What needs to be done:
Look at the data below and print exactly the lines from its first line through the line with "means_ypix = [140, 224, 308, 421, 534, 617]"; the pictures stay out of the copy.

Given information:
☆ ☆ ☆ ☆ ☆ ☆ ☆

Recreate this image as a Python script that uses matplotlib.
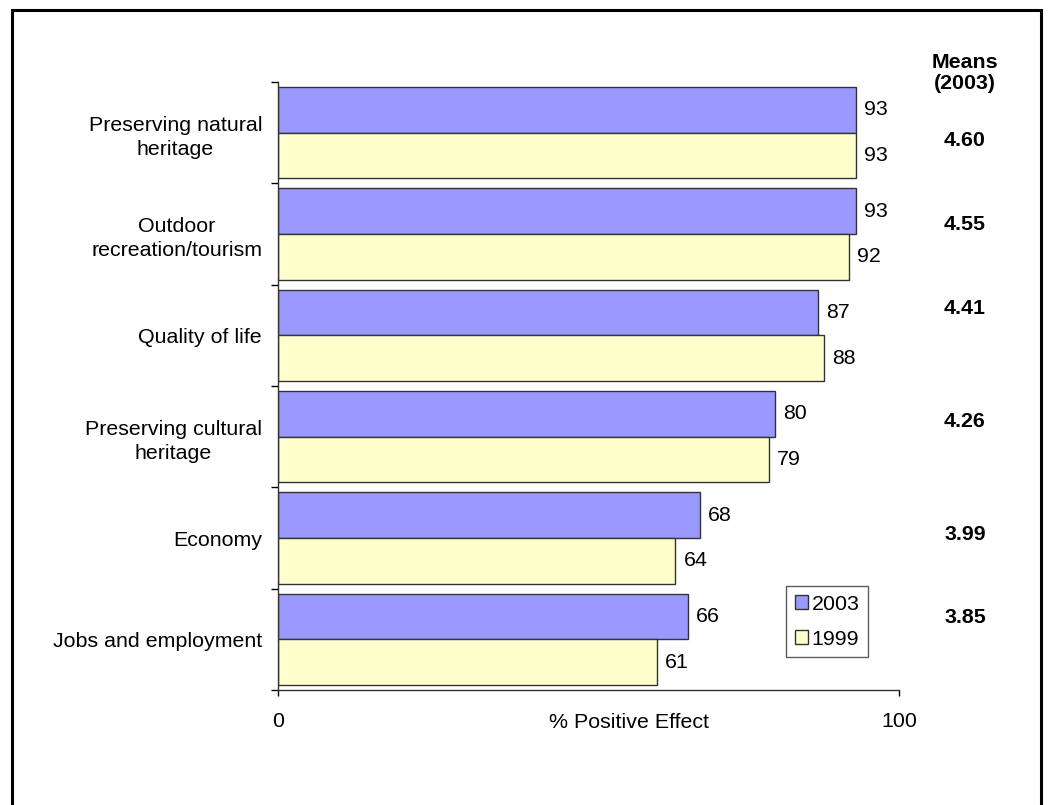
import numpy as np
import matplotlib.pyplot as plt
from matplotlib.patches import Rectangle

plt.rcParams['font.family'] = ['Liberation Sans', 'DejaVu Sans']

# survey data
categories = ['Preserving natural\nheritage', 'Outdoor\nrecreation/tourism',
              'Quality of life', 'Preserving cultural\nheritage', 'Economy',
              'Jobs and employment']
pct_2003 = [93, 93, 87, 80, 68, 66]
pct_1999 = [93, 92, 88, 79, 64, 61]
means_2003 = ['4.60', '4.55', '4.41', '4.26', '3.99', '3.85']
means_ypix = [140, 224, 308, 421, 534, 617]

FS = 15.4
W, H = 1049, 805
fig = plt.figure(figsize=(W / 100, H / 100), dpi=100)
ax = fig.add_axes([278 / W, 1 - 690 / H, (899 - 278) / W, (690 - 82) / H])

y = np.arange(len(categories))
bh = 0.45
ax.barh(y - bh / 2, pct_2003, height=bh, color='#9999FF',
        edgecolor='#333333', linewidth=1, label='2003')
ax.barh(y + bh / 2, pct_1999, height=bh, color='#FFFFCC',
        edgecolor='#333333', linewidth=1, label='1999')

for yi, v in zip(y, pct_2003):
    ax.text(v + 1.3, yi - bh / 2, str(v), va='center', ha='left', fontsize=FS)
for yi, v in zip(y, pct_1999):
    ax.text(v + 1.3, yi + bh / 2, str(v), va='center', ha='left', fontsize=FS)

ax.set_xlim(0, 100)
ax.set_ylim(len(categories) - 0.5, -0.5)

# category labels without ticks, ticks on group boundaries
ax.set_yticks(y)
ax.set_yticklabels(categories, fontsize=FS, ha='right', multialignment='center',
                   linespacing=1.35)
ax.tick_params(axis='y', which='major', length=0, pad=11.5)
ax.set_yticks(np.arange(-0.5, len(categories)), minor=True)
ax.tick_params(axis='y', which='minor', length=5, width=1, direction='out')

ax.set_xticks([0, 100])
ax.set_xticklabels(['0', '100'], fontsize=FS)
ax.tick_params(axis='x', length=4, width=1, pad=12)
ax.text(56.5, -0.053, '% Positive Effect', transform=ax.get_xaxis_transform(),
        ha='center', va='center', fontsize=FS)

ax.spines['top'].set_visible(False)
ax.spines['right'].set_visible(False)
for s in ('left', 'bottom'):
    ax.spines[s].set_color('#333333')
    ax.spines[s].set_linewidth(1)

leg = ax.legend(loc='upper left', bbox_to_anchor=(786 / W, 1 - 586 / H),
                bbox_transform=fig.transFigure, fontsize=FS, frameon=True,
                fancybox=False, handlelength=0.65, handleheight=0.65,
                handletextpad=0.15, labelspacing=0.75, borderpad=0.4,
                borderaxespad=0)
leg.get_frame().set_edgecolor('#333333')
leg.get_frame().set_linewidth(1)

# means column
fig.text(965 / W, 1 - 73 / H, 'Means\n(2003)', ha='center', va='center',
         fontsize=FS, fontweight='bold', linespacing=1.1)
for m, yp in zip(means_2003, means_ypix):
    fig.text(965 / W, 1 - yp / H, m, ha='center', va='center',
             fontsize=FS, fontweight='bold')

# outer frame
fig.patches.append(Rectangle((12 / W, -0.05), (1041 - 12) / W, 1.05 - 10 / H,
                             transform=fig.transFigure, fill=False,
                             edgecolor='black', linewidth=2.2))

fig.savefig('out.png', dpi=100)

☆ ☆ ☆ ☆ ☆ ☆ ☆

Written answer:
Recreate this image as a Python script that uses matplotlib.
import numpy as np
import matplotlib.pyplot as plt
from matplotlib.patches import Rectangle

plt.rcParams['font.family'] = ['Liberation Sans', 'DejaVu Sans']

# survey data
categories = ['Preserving natural\nheritage', 'Outdoor\nrecreation/tourism',
              'Quality of life', 'Preserving cultural\nheritage', 'Economy',
              'Jobs and employment']
pct_2003 = [93, 93, 87, 80, 68, 66]
pct_1999 = [93, 92, 88, 79, 64, 61]
means_2003 = ['4.60', '4.55', '4.41', '4.26', '3.99', '3.85']
means_ypix = [140, 224, 308, 421, 534, 617]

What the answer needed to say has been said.